Esse desgaste das organizações tradicionais é consequência do refluxo da luta de massas dos últimos 20 anos, da incapacidade dos partidos de esquerda que chegaram aos governos de fazer as reformas estruturais e da ofensiva da direita para enfraquecer essas entidades, que tiraram espaços dos tucanos na política institucional.
 
Por outro lado, ainda não surgiram novas formas de organização que tenham a capacidade de canalizar os anseios da juventude para uma ação de luta que corresponda a um projeto político de reformas estruturais. Diante disso, jovens dos Black Blocs encontraram na depredação uma forma de manifestação política e denúncia do atual estado das coisas.
 
A população passou a apoiar os protestos por todo o país e condenar a violência policial depois da repressão no 13 de junho. Assim, colocou a repressão na defensiva.

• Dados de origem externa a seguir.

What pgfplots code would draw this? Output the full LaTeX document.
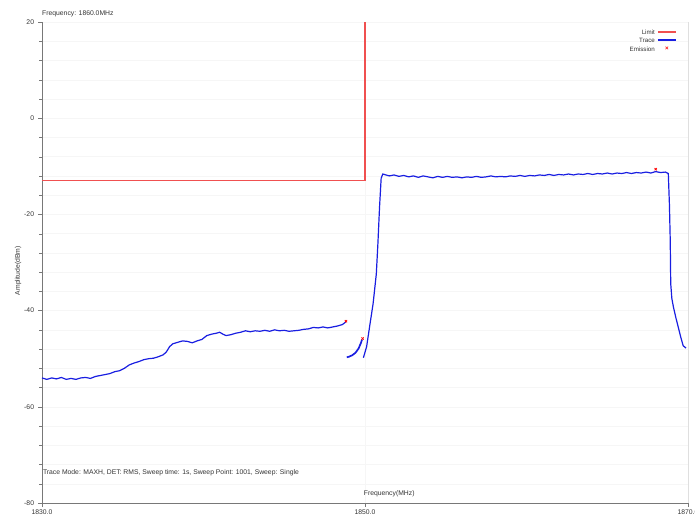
\documentclass[border=0pt]{standalone}
\usepackage{fontspec}
\setmainfont{Liberation Sans}
\usepackage{pgfplots}
\pgfplotsset{compat=1.18}

\definecolor{limitred}{RGB}{240,80,80}
\definecolor{traceblue}{RGB}{25,30,225}
\definecolor{axgray}{RGB}{120,120,120}

\begin{document}
\fontsize{6.8}{7.5}\selectfont
\begin{tikzpicture}
\path[use as bounding box] (-42pt,-19pt) rectangle (653pt,503pt);
\begin{axis}[
    at={(0,0)}, anchor=south west,
    width=646pt, height=481pt, scale only axis,
    xmin=1830, xmax=1870, ymin=-80, ymax=20,
    clip=false,
    axis x line*=bottom, axis y line*=left,
    axis line style={axgray, -},
    xtick={1830,1850,1870},
    ytick={-80,-60,-40,-20,0,20},
    minor y tick num=4,
    tick style={axgray},
    tick align=outside,
    major tick length=4pt, minor tick length=3pt,
    ymajorgrids, yminorgrids, xmajorgrids,
    grid style={gray!7},
    /pgf/number format/assume math mode=true,
    ticklabel style={font=\fontsize{6.8}{7.5}\selectfont, text=black!80},
    yticklabel style={xshift=-1.5pt},
    x tick label style={/pgf/number format/.cd, fixed, fixed zerofill, precision=1, 1000 sep={}},
]
% limit mask
\addplot[color=limitred, line width=1.2pt]
  coordinates {(1830,-13) (1850,-13) (1850,20)};

% trace, out-of-band lower part
\addplot[traceblue, line width=1.2pt] coordinates {
(1830.0,-54.0) (1830.3,-54.3) (1830.6,-54.0) (1830.9,-54.2) (1831.2,-53.9)
(1831.5,-54.3) (1831.8,-54.1) (1832.1,-54.3) (1832.4,-54.0) (1832.7,-53.9)
(1833.0,-54.1) (1833.3,-53.7) (1833.6,-53.5) (1833.9,-53.3) (1834.2,-53.1)
(1834.5,-52.7) (1834.8,-52.5) (1835.1,-52.0) (1835.4,-51.3) (1835.7,-50.9)
(1836.0,-50.6) (1836.3,-50.2) (1836.6,-50.0) (1836.9,-49.9) (1837.2,-49.6)
(1837.5,-49.2) (1837.7,-48.6) (1837.9,-47.5) (1838.1,-46.9) (1838.4,-46.6)
(1838.7,-46.3) (1839.0,-46.4) (1839.3,-46.7) (1839.6,-46.3) (1839.9,-46.0)
(1840.2,-45.2) (1840.5,-44.9) (1840.8,-44.7) (1841.0,-44.5) (1841.2,-44.9)
(1841.4,-45.2) (1841.7,-45.0) (1842.0,-44.7) (1842.3,-44.5) (1842.6,-44.2)
(1842.9,-44.4) (1843.2,-44.2) (1843.5,-44.3) (1843.8,-44.1) (1844.1,-44.3)
(1844.4,-44.0) (1844.7,-44.2) (1845.0,-44.1) (1845.3,-44.3) (1845.6,-44.2)
(1845.9,-44.1) (1846.2,-43.9) (1846.5,-43.8) (1846.8,-43.5) (1847.1,-43.6)
(1847.4,-43.4) (1847.7,-43.6) (1848.0,-43.4) (1848.3,-43.2) (1848.6,-42.9)
(1848.8,-42.4)
};

% trace, short segment below the band edge
\addplot[traceblue, line width=1.7pt] coordinates {
(1848.87,-49.7) (1849.0,-49.6) (1849.2,-49.3) (1849.4,-48.8) (1849.6,-47.9)
(1849.75,-46.7) (1849.82,-46.0)
};

% trace, in-band part
\addplot[traceblue, line width=1.2pt] coordinates {
(1849.9,-49.8) (1850.1,-47.5) (1850.3,-43.0) (1850.5,-38.6) (1850.7,-32.4)
(1850.8,-26.0) (1850.9,-18.5) (1851.0,-12.5) (1851.1,-11.6) (1851.3,-11.8)
(1851.5,-12.0) (1851.8,-11.8) (1852.1,-12.1) (1852.4,-11.9) (1852.7,-12.2)
(1853.0,-12.0) (1853.3,-12.3) (1853.6,-12.0) (1853.9,-12.2) (1854.2,-12.4)
(1854.5,-12.1) (1854.8,-12.3) (1855.1,-12.1) (1855.4,-12.3) (1855.7,-12.2)
(1856.0,-12.4) (1856.3,-12.2) (1856.6,-12.3) (1856.9,-12.1) (1857.2,-12.3)
(1857.5,-12.2) (1857.8,-12.0) (1858.1,-12.2) (1858.4,-12.1) (1858.7,-12.2)
(1859.0,-12.0) (1859.3,-12.1) (1859.6,-11.9) (1859.9,-12.1) (1860.2,-11.9)
(1860.5,-12.0) (1860.8,-11.8) (1861.1,-11.9) (1861.4,-11.7) (1861.7,-11.9)
(1862.0,-11.7) (1862.3,-11.8) (1862.6,-11.6) (1862.9,-11.8) (1863.2,-11.6)
(1863.5,-11.7) (1863.8,-11.5) (1864.1,-11.7) (1864.4,-11.5) (1864.7,-11.6)
(1865.0,-11.4) (1865.3,-11.6) (1865.6,-11.4) (1865.9,-11.5) (1866.2,-11.3)
(1866.5,-11.5) (1866.8,-11.3) (1867.1,-11.4) (1867.4,-11.2) (1867.7,-11.4)
(1868.0,-11.1) (1868.3,-11.3) (1868.6,-11.2) (1868.78,-11.5) (1868.85,-18.0)
(1868.9,-25.4) (1868.93,-34.4) (1869.0,-37.5) (1869.1,-39.3) (1869.25,-41.5)
(1869.4,-43.5) (1869.55,-45.5) (1869.7,-47.3) (1869.88,-47.8)
};

% emission points
\addplot[only marks, mark=x, mark size=1.6pt, red, line width=0.8pt] coordinates {
(1848.82,-42.2) (1849.85,-45.8) (1868.0,-10.6)
};

\draw[gray!25] (axis cs:1870,-80) -- (axis cs:1870,20);

% legend, drawn as text with colour keys
\begin{scope}[font=\fontsize{6.2}{6.5}\selectfont]
\node[anchor=east, inner sep=0pt, text=black!80] at (axis cs:1867.96,17.9) {Limit};
\draw[limitred, line width=1.3pt] (axis cs:1868.14,17.9) -- (axis cs:1869.26,17.9);
\node[anchor=east, inner sep=0pt, text=black!80] at (axis cs:1867.96,16.25) {Trace};
\draw[traceblue, line width=1.3pt] (axis cs:1868.14,16.25) -- (axis cs:1869.26,16.25);
\node[anchor=east, inner sep=0pt, text=black!80] at (axis cs:1867.96,14.4) {Emission};
\node[inner sep=0pt, text=red] at (axis cs:1868.7,14.4) {\textbf{×}};
\end{scope}

\node[anchor=south west, inner sep=0pt, text=black!80] at ([yshift=5pt]axis cs:1830,20) {Frequency: 1860.0MHz};
\node[anchor=west, inner sep=0pt, text=black!80] at (axis cs:1830.05,-73.75) {Trace Mode: MAXH, DET: RMS, Sweep time: 1s, Sweep Point: 1001, Sweep: Single};
\node[text=black!80, inner sep=0pt] at (axis cs:1851.5,-78.1) {Frequency(MHz)};
\node[rotate=90, text=black!80, inner sep=0pt] at ([xshift=-24pt]axis cs:1830,-31.7) {Amplitude(dBm)};
\end{axis}
\end{tikzpicture}
\end{document}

Em São Paulo, por exemplo, mudaram as condições concretas para a realização de manifestações, com maior margem para ocupar ruas e avenidas importantes com marchas.
 
No entanto, diante das ações de depredação dos Black Blocs descoladas dos protestos de massa, tivemos dois retrocessos: a queda do apoio da sociedade às manifestações de rua e legitimação da repressão pela Polícia Militar.
 
As ações de quebradeira abriram margem para os grandes meios de comunicação retomarem o processo de estigmatização da luta social e, assim, afastarem o apoio da sociedade a bandeiras necessárias e legitimarem a ação violenta da PM.
 
Uma ação de vanguarda, que pretende impactar a sociedade em relação a um tema, pode alcançar seus objetivos com uma radicalização maior. No entanto, perde efeito se não gera uma indignação generalizada e uma movimentação da sociedade para enfrentar a questão denunciada.
 
Foi o que aconteceu com as ações dos Black Blocs, que optaram pela tática equivocada ao insistir com as ações de depredação depois que as massas saíram das ruas.
 
O erro dessa tática está na incompreensão de que, apenas uma ação política organizada, que exponha claramente à população o que se pretende com cada ato, garantirá a massificação do movimento de luta e sustentará o apoio da sociedade.
 
No entanto, defender a criminalização desses jovens é colocar um torniquete no processo que levou a juventude às ruas e impedir o desenvolvimento de um novo ciclo que poderá contribuir para a organização de um segmento que não encontrou ainda canais para a participação política.
 
Os setores progressistas que fizeram coro com a mídia burguesa, defenderam o endurecimento da legislação e a repressão policial aos jovens mascarados não compreenderam que a opção deles é consequência da desigualdade social e da incapacidade organizativa e programática da esquerda.
 
A adoção de táticas limitadas faz da repressão aos Black Blocs e da prisão de Dirceu/Genoíno dois lados da mesma moeda. Sem mudanças no sistema político, não será possível ter uma ação revolucionária sem entrar no jogo ou sem ficar totalmente fora dele.
 
Enquanto os dirigentes petistas cumpriram um papel fundamental para melhorar as condições de vida dos mais pobres via a política institucional, os Black Blocs colocaram no horizonte dos jovens a participação política, a rebeldia e a luta anti-capitalista por meio da ação direta.
 
Assim, a tarefa dos setores progressistas na atual conjuntura é pressionar por uma profunda reforma política, fortalecendo o plebiscito popular dos movimentos sociais por uma Assembleia Constituinte Exclusiva para o Sistema Político, que possa envolver a juventude na democracia, ampliar a organização da sociedade, fortalecer as lutas sociais e criar canais para institucionalizar as reformas estruturais.